Douthat recognizes that Trump’s victory represents in part an attempt by “white-male-Protestant-European protagonists” to “restore their story to pre-eminence.” He also admits that “it’s a restoration attempt that can’t succeed, because the country has changed too much, and because that national narrative required correction.” But in his opinion, “we haven’t found a way to correct the story while honoring its full sweep — including all the white-male-Protestant-European protagonists to whom, for all their sins, we owe so much of our inheritance.”

While U. S. historians need to relate this “full sweep,” Democrats need to include it in an evolutionary narrative that projects the American Dream into the future. Our past is not without its major blemishes. To take just a few examples, we have acted disgracefully against Native Americans and African Americans. And we have engaged in imperialistic adventures like the takeover of the Philippines—as one officer said, “Our men have been relentless, have killed to exterminate men, women, and children, prisoners and captives, active insurgents and suspected people, from lads of ten up, an idea prevailing that the Filipino was little better than a dog, a noisome reptile in some instances, whose best disposition was the rubbish heap.”

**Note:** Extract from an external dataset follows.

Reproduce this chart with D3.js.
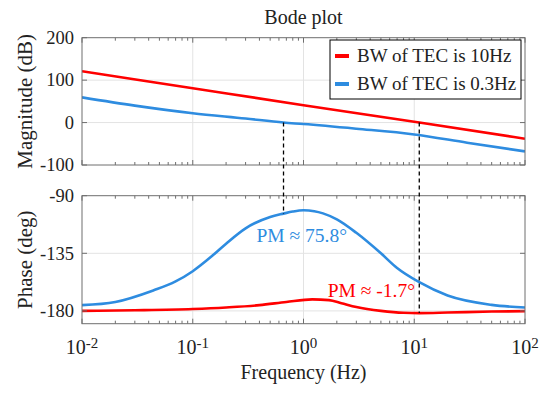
<!DOCTYPE html>
<html>
<head>
<meta charset="utf-8">
<script src="https://cdn.jsdelivr.net/npm/d3@7"></script>
<style>
  body { margin: 0; background: #fff; }
  svg { font-family: "Liberation Serif", "Times New Roman", serif; }
</style>
</head>
<body>
<div id="chart"></div>
<script>
// values
const magFreqRed = [0.01, 0.1, 1, 11.1, 100];
const magRed = [121, 81, 41, 0, -38];
const magFreqBlue = [0.01, 0.03, 0.1, 0.3, 0.66, 1, 3, 10, 30, 100];
const magBlue = [59.5, 40, 22, 9.5, 0, -3.5, -14.5, -28, -47.5, -68];

const phFreqRed = [0.01, 0.03, 0.1, 0.2, 0.4, 0.7, 1.2, 1.7, 2.2, 3, 5, 8, 11.1, 20, 50, 100];
const phRed = [-180, -179.5, -178.5, -177.3, -175.5, -173, -171, -171.6, -174, -177, -180, -181.5, -181.7, -181.3, -180.5, -180.2];
const phFreqBlue = [0.01, 0.02, 0.044, 0.07, 0.1, 0.15, 0.2, 0.3, 0.5, 0.66, 0.8, 1, 1.25, 1.5, 2, 3, 5, 7, 11.1, 20, 50, 100];
const phBlue = [-175.5, -173, -164, -157, -149, -137, -127.5, -115.5, -106.6, -104, -102.4, -101.4, -102.1, -103.8, -108.5, -119, -135, -146.5, -157.6, -168, -175.3, -177.4];

const crossBlue = 0.66, pmBlue = 75.8;
const crossRed = 11.1, pmRed = -1.7;

const decades = [0.01, 0.1, 1, 10, 100];
const decadeExp = ['-2', '-1', '0', '1', '2'];
const magTicks = [-100, 0, 100, 200];
const phaseTicks = [-180, -135, -90];
const seriesNames = ['BW of TEC is 10Hz', 'BW of TEC is 0.3Hz'];

const red = '#ff0000', blue = '#2e8ce0';

const W = 557, H = 393;
const left = 82, right = 525;

const svg = d3.select('#chart').append('svg')
  .attr('width', W)
  .attr('height', H);

const x = d3.scaleLog([0.01, 100], [left, right]);
const yMag = d3.scaleLinear([-100, 200], [165, 37.7]);
const yPh = d3.scaleLinear([-190, -90], [323.7, 195.7]);

const minor = [];
decades.slice(0, -1).forEach(d => { for (let k = 2; k <= 9; k++) minor.push(d * k); });

function panel(yScale, yTicks, clipId) {
  const [y0, y1] = yScale.range();
  const g = svg.append('g');

  // grid
  g.selectAll('.gx').data(decades.slice(1, -1)).join('line')
    .attr('x1', d => x(d)).attr('x2', d => x(d))
    .attr('y1', y1).attr('y2', y0)
    .attr('stroke', '#e3e3e3').attr('stroke-width', 1);
  g.selectAll('.gy').data(yTicks.filter(t => yScale(t) > y1 + 1 && yScale(t) < y0 - 1)).join('line')
    .attr('x1', left).attr('x2', right)
    .attr('y1', d => yScale(d)).attr('y2', d => yScale(d))
    .attr('stroke', '#e3e3e3').attr('stroke-width', 1);

  svg.append('clipPath').attr('id', clipId)
    .append('rect').attr('x', left).attr('y', y1).attr('width', right - left).attr('height', y0 - y1);
  return g;
}

function frame(yScale, yTicks, labels) {
  const [y0, y1] = yScale.range();
  const g = svg.append('g').attr('stroke', '#6e6e6e').attr('stroke-width', 1);
  // x ticks, inside, top and bottom
  [[y0, -1], [y1, 1]].forEach(([yy, dir]) => {
    g.append('g').selectAll('line').data(decades).join('line')
      .attr('x1', d => x(d)).attr('x2', d => x(d))
      .attr('y1', yy).attr('y2', yy + dir * 5);
    g.append('g').selectAll('line').data(minor).join('line')
      .attr('x1', d => x(d)).attr('x2', d => x(d))
      .attr('y1', yy).attr('y2', yy + dir * 3);
  });
  // y ticks, inside, left and right
  [[left, 1], [right, -1]].forEach(([xx, dir]) => {
    g.append('g').selectAll('line').data(yTicks).join('line')
      .attr('x1', xx).attr('x2', xx + dir * 5)
      .attr('y1', d => yScale(d)).attr('y2', d => yScale(d));
  });
  g.append('rect')
    .attr('x', left).attr('y', y1)
    .attr('width', right - left).attr('height', y0 - y1)
    .attr('fill', 'none');

  svg.append('g').selectAll('text').data(yTicks).join('text')
    .attr('x', left - 8)
    .attr('y', d => yScale(d))
    .attr('dy', '0.34em')
    .attr('text-anchor', 'end')
    .attr('font-size', 18.5)
    .attr('fill', '#222')
    .text(d => d);

  svg.append('text')
    .attr('transform', `translate(32, ${(y0 + y1) / 2}) rotate(-90)`)
    .attr('text-anchor', 'middle')
    .attr('font-size', 21)
    .attr('fill', '#222')
    .text(labels);
}

const line = (fs, vs, yScale) => d3.line()
  .x((d, i) => x(fs[i]))
  .y(d => yScale(d))
  .curve(d3.curveMonotoneX)(vs);

// magnitude
const gMag = panel(yMag, magTicks, 'clipMag');
const cMag = svg.append('g').attr('clip-path', 'url(#clipMag)');
cMag.append('path').attr('d', line(magFreqBlue, magBlue, yMag))
  .attr('fill', 'none').attr('stroke', blue).attr('stroke-width', 2.6);
cMag.append('path').attr('d', line(magFreqRed, magRed, yMag))
  .attr('fill', 'none').attr('stroke', red).attr('stroke-width', 2.6);

// phase
const gPh = panel(yPh, phaseTicks, 'clipPh');
const cPh = svg.append('g').attr('clip-path', 'url(#clipPh)');
cPh.append('path').attr('d', line(phFreqBlue, phBlue, yPh))
  .attr('fill', 'none').attr('stroke', blue).attr('stroke-width', 2.6);
cPh.append('path').attr('d', line(phFreqRed, phRed, yPh))
  .attr('fill', 'none').attr('stroke', red).attr('stroke-width', 2.6);

frame(yMag, magTicks, 'Magnitude (dB)');
frame(yPh, phaseTicks, 'Phase (deg)');

// crossover markers
svg.append('g').selectAll('line')
  .data([[crossBlue, pmBlue], [crossRed, pmRed]])
  .join('line')
  .attr('x1', d => x(d[0])).attr('x2', d => x(d[0]))
  .attr('y1', yMag(0))
  .attr('y2', d => yPh(-180 + d[1]))
  .attr('stroke', '#000').attr('stroke-width', 1.3)
  .attr('stroke-dasharray', '4,3');

svg.append('text')
  .attr('x', 347).attr('y', 241.7)
  .attr('text-anchor', 'end')
  .attr('font-size', 19.5)
  .attr('fill', blue)
  .text(`PM \u2248 ${pmBlue}\u00b0`);
svg.append('text')
  .attr('x', 415).attr('y', 296.7)
  .attr('text-anchor', 'end')
  .attr('font-size', 19.5)
  .attr('fill', red)
  .text(`PM \u2248 ${pmRed}\u00b0`);

// x tick labels
const xl = svg.append('g').selectAll('text').data(decades).join('text')
  .attr('x', d => x(d))
  .attr('y', 354)
  .attr('text-anchor', 'middle')
  .attr('font-size', 20)
  .attr('fill', '#222');
xl.append('tspan').text('10');
xl.append('tspan').attr('dy', -6).attr('font-size', 15).text((d, i) => decadeExp[i]);

svg.append('text')
  .attr('x', (left + right) / 2).attr('y', 379)
  .attr('text-anchor', 'middle')
  .attr('font-size', 20)
  .attr('fill', '#222')
  .text('Frequency (Hz)');

svg.append('text')
  .attr('x', (left + right) / 2).attr('y', 23.5)
  .attr('text-anchor', 'middle')
  .attr('font-size', 20)
  .attr('fill', '#222')
  .text('Bode plot');

// legend
const leg = svg.append('g').attr('transform', 'translate(330, 40)');
leg.append('rect').attr('width', 191).attr('height', 59)
  .attr('fill', '#fff').attr('stroke', '#000').attr('stroke-width', 1);
[red, blue].forEach((c, i) => {
  const yy = 16 + i * 28;
  leg.append('line').attr('x1', 5).attr('x2', 19).attr('y1', yy).attr('y2', yy)
    .attr('stroke', c).attr('stroke-width', 4);
  leg.append('text').attr('x', 27).attr('y', yy + 6)
    .attr('font-size', 19)
    .attr('fill', '#222')
    .text(seriesNames[i]);
});
</script>
</body>
</html>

Our history cannot ignore these disgraces, and we should be ashamed of them, but we have also made progress. Women and minorities, including people of various sexual orientations, have made major gains. If the Ku Klux Klan and lynching are a part of our history, so too is Martin Luther King, Jr. and the Civil Rights movement.

Douthat writes of many Trump supporters seeing themselves as in the Christian tradition, and “more as settlers than as immigrants, identifying with the Pilgrims and the Founders, with Lewis and Clark and Davy Crockett and Laura Ingalls Wilder.” Any unifying vision of our future must also honor the contributions of that tradition, as well as that of someone like King, who dreamt of a future when we will be “able to hew out of the mountain of despair a stone of hope,” when “we will be able to transform the jangling discords of our nation into a beautiful symphony of brotherhood,” when "we will be able to work together, to pray together, to struggle together.”

Upon King’s death in 1968, Robert Kennedy (RFK) spoke words that still resonate today:

What we need in the United States is not division; what we need in the United States is not hatred; what we need in the United States is not violence and lawlessness, but is love, and wisdom, and compassion toward one another, and a feeling of justice toward those who still suffer within our country, whether they be white or whether they be black. . . .

We can do well in this country. . . . We've had difficult times in the past . . . and we will have difficult times in the future. . . .

But the vast majority of white people and the vast majority of black people in this country want to live together, want to improve the quality of our life, and want justice for all human beings that abide in our land.

We are a nation that looks to the future. Until recent decades we have been an optimistic country, one which believed tomorrow could be better than today, which believed in New Deals and New Frontiers. Borrowing a phrase from Tennyson’s poem “Ulysses,” RFK entitled a collection of his speeches and writings, To Seek a Newer World.

In these days of gloom and doom (at least for those opposed to Trump), our nation needs to be reminded of the King-RFK belief that the American Dream can still evolve. Since Trump’s approach has been one of divisiveness, Democrats now have the opportunity to craft a more unifying vision, one that pictures an America that despite its faults seeks to evolve toward a better future for all Americans, men and women, young and old, rich and poor, black and white, rural and urban, native born and immigrant.